The role of timbre in the morality of music

Mr. Keilholtz continues discussing music and morality in his latest post about timbre. While not answering the role that timbre plays in the morality of music (yet), he illustrates the difficulty (impossibility?) of attempting to quantify timbre. Below is an excerpt of my comment to his post (edited for grammar).

What does timbre have to do with morality? Most of the essays online that discuss morality in music may have omitted a lengthy discourse on timbre because it’s such a difficult thing to objectively describe. However, I’m starting to believe that timbre is of huge importance.

The reason I used the examples of human voice, woodwind, electric guitar and fingernails on chalkboard in scoring the Josquin in my comments to the previous post is because of my reaction to the sounds of each.

In this case, the well-trained human voices would be superior because the human voice is the only instrument which can combine words with pitch (barring synth samples and other electronica), and the Josquin employs pitches and words. The recorders would come in second; while their timbre generally is similar to the human voice on account of their design, the words would be lost. The full-distortion guitars would be tolerable, and just the thought of having the Josquin played by fingernails on chalkboard is repulsive.
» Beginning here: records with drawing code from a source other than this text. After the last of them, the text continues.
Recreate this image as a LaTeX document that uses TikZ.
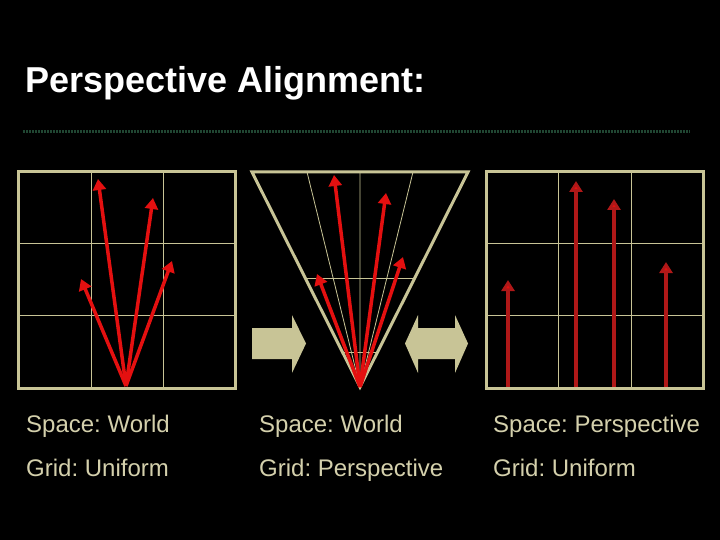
\documentclass[tikz,border=0pt]{standalone}
\usepackage{fontspec}
\setmainfont{Liberation Sans}
\usetikzlibrary{arrows.meta}
\definecolor{khaki}{RGB}{200,196,150}
\definecolor{pale}{RGB}{212,208,172}
\definecolor{vecred}{RGB}{228,16,16}
\definecolor{darkred}{RGB}{175,24,24}
\definecolor{rulegreen}{RGB}{32,70,50}
\frenchspacing

\begin{document}
\begin{tikzpicture}[x=1pt,y=-1pt,
	frame/.style={line width=3pt,draw=khaki},
	gridline/.style={line width=0.8pt,draw=khaki},
	vec/.style={line width=3.5pt,draw=vecred,-{Triangle[width=13pt,length=11pt]}},
	upvec/.style={line width=3.5pt,draw=darkred,-{Triangle[width=13pt,length=11pt,fill=vecred]}},
	infotext/.style={anchor=base west,inner sep=0pt,text=pale,font=\fontsize{24}{28}\selectfont},
	bigarrow/.style={fill=khaki}]
			\fill[black](0,0)rectangle(720,540);
			\node[anchor=base west,inner sep=0pt,text=white,font=\fontsize{36}{42}\selectfont\bfseries](title)at(25,93){Perspective Alignment:};
			\draw[rulegreen,line width=3pt,dash pattern=on 2pt off 1pt](23,132)--(690,132);
			% world space, uniform grid
			\draw[gridline](91,172)--(91,388) (163,172)--(163,388) (18,243)--(235,243) (18,315)--(235,315);
			\draw[frame](18,172)rectangle(235,388);
			\coordinate(O1)at(126,386);
			\draw[vec](O1)--(98,179);
			\draw[vec](O1)--(153,198);
			\draw[vec](O1)--(172,261);
			\draw[vec](O1)--(81,279);
			% world space, perspective grid
			\coordinate(O2)at(360,387);
			\draw[gridline](O2)--(307,172) (O2)--(360,172) (O2)--(413,172);
			\draw[gridline](305,278)--(415,278) (342,352)--(378,352);
			\draw[frame,line join=miter](252,172)--(468,172)--(O2)--cycle;
			\draw[vec](O2)--(334,175);
			\draw[vec](O2)--(386,193);
			\draw[vec](O2)--(403,257);
			\draw[vec](O2)--(317,274);
			\fill[bigarrow](252,328)--(292,328)--(292,315)--(306,343.5)--(292,373)--(292,359)--(252,359)--cycle;
			\fill[bigarrow](405,343.5)--(418,315)--(418,328)--(455,328)--(455,315)--(468,343.5)--(455,373)--(455,359)--(418,359)--(418,373)--cycle;
			% perspective space, uniform grid
			\draw[gridline](558,172)--(558,388) (631,172)--(631,388) (486,243)--(703,243) (486,315)--(703,315);
			\draw[frame](486,172)rectangle(703,388);
			\draw[upvec](508,387)--(508,280);
			\draw[upvec](576,387)--(576,181);
			\draw[upvec](614,387)--(614,199);
			\draw[upvec](666,387)--(666,262);
			% captions
			\node[infotext](s1)at(26,432){Space: World};
			\node[infotext](g1)at(26,476){Grid: Uniform};
			\node[infotext](s2)at(259,432){Space: World};
			\node[infotext](g2)at(259,476){Grid: Perspective};
			\node[infotext](s3)at(493,432){Space: Perspective};
			\node[infotext](g3)at(493,476){Grid: Uniform};
\end{tikzpicture}
\end{document}
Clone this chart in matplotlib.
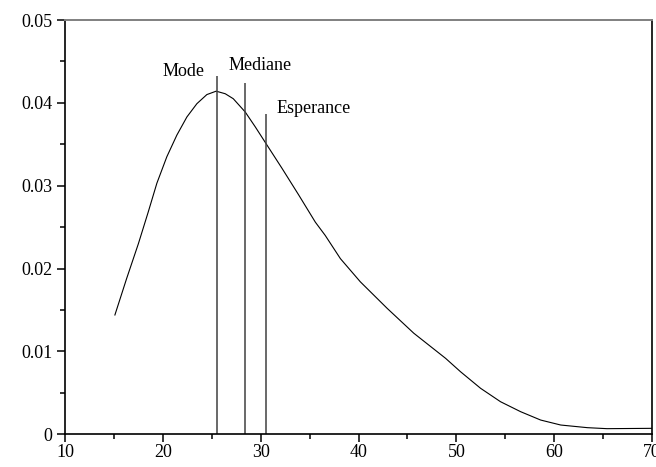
import matplotlib
matplotlib.use("Agg")
import matplotlib.pyplot as plt
from matplotlib.ticker import MultipleLocator

# density curve (x, f(x))
x_vals = [15.1, 16.3, 17.5, 18.5, 19.39, 20.41, 21.43, 22.46, 23.48, 24.5,
          25.45, 26.38, 27.2, 28.42, 29.45, 30.54, 32.18, 33.88, 35.59, 36.6,
          38.15, 40.19, 42.93, 45.65, 48.9, 50.43, 52.48, 54.52, 56.57, 58.62,
          60.67, 63.4, 65.4, 70.0]
y_vals = [0.0144, 0.0188, 0.0230, 0.0268, 0.0303, 0.0335, 0.0361, 0.0383,
          0.0399, 0.0410, 0.04141, 0.0411, 0.0405, 0.0389, 0.0371, 0.0351,
          0.0321, 0.0289, 0.0256, 0.0240, 0.0212, 0.0184, 0.0152, 0.0122,
          0.00917, 0.00755, 0.00555, 0.00393, 0.00273, 0.00172, 0.00112,
          0.0008, 0.00068, 0.00072]

# position indicators: name, x, height of the marker line
stat_names = ["Mode", "Mediane", "Esperance"]
stat_x = [25.5, 28.4, 30.54]
stat_top = [0.0432, 0.0424, 0.0387]
label_xy = [(20.0, 0.0433), (26.75, 0.0440), (31.6, 0.0388)]

plt.rcParams["font.family"] = ["Liberation Serif", "DejaVu Serif"]
plt.rcParams["font.size"] = 13

fig = plt.figure(figsize=(6.56, 4.67), dpi=100)
ax = fig.add_axes([65 / 656, 1 - 434.3 / 467, (652 - 65) / 656, (434.3 - 20) / 467])

ax.plot(x_vals, y_vals, color="black", linewidth=0.8)
ax.vlines(stat_x, 0, stat_top, color="#404040", linewidth=1.1)
for name, (tx, ty) in zip(stat_names, label_xy):
    ax.text(tx, ty, name, ha="left", va="baseline", fontsize=13)

ax.set_xlim(10, 70)
ax.set_ylim(0, 0.05)
ax.xaxis.set_major_locator(MultipleLocator(10))
ax.xaxis.set_minor_locator(MultipleLocator(5))
ax.yaxis.set_major_locator(MultipleLocator(0.01))
ax.yaxis.set_minor_locator(MultipleLocator(0.005))
ax.yaxis.set_major_formatter(lambda v, _: "0" if abs(v) < 1e-9 else f"{v:.2f}")

ax.tick_params(which="major", direction="out", length=6, width=1.1, pad=1)
ax.tick_params(which="minor", direction="out", length=3.5, width=1.1)
ax.tick_params(axis="y", pad=3)
ax.tick_params(top=False, right=False, which="both")

for side in ["left", "bottom", "right"]:
    ax.spines[side].set_color("black")
    ax.spines[side].set_linewidth(1.2)
ax.spines["top"].set_color("#808080")
ax.spines["top"].set_linewidth(1.4)

fig.savefig("out.png", dpi=100)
Granted, there is much timbral variation between and among all of these examples (what does full distortion mean, anyway?), and I don’t know how much this offers to the discussion. But I guess regarding the question of timbre on human disposition and action, I could ask a subjective question: What would listening to fingernails on chalkboard for an hour do to you?

If anyone reading this is brave enough to listen to fingernails on a chalkboard for a full hour, please get back to me with a report.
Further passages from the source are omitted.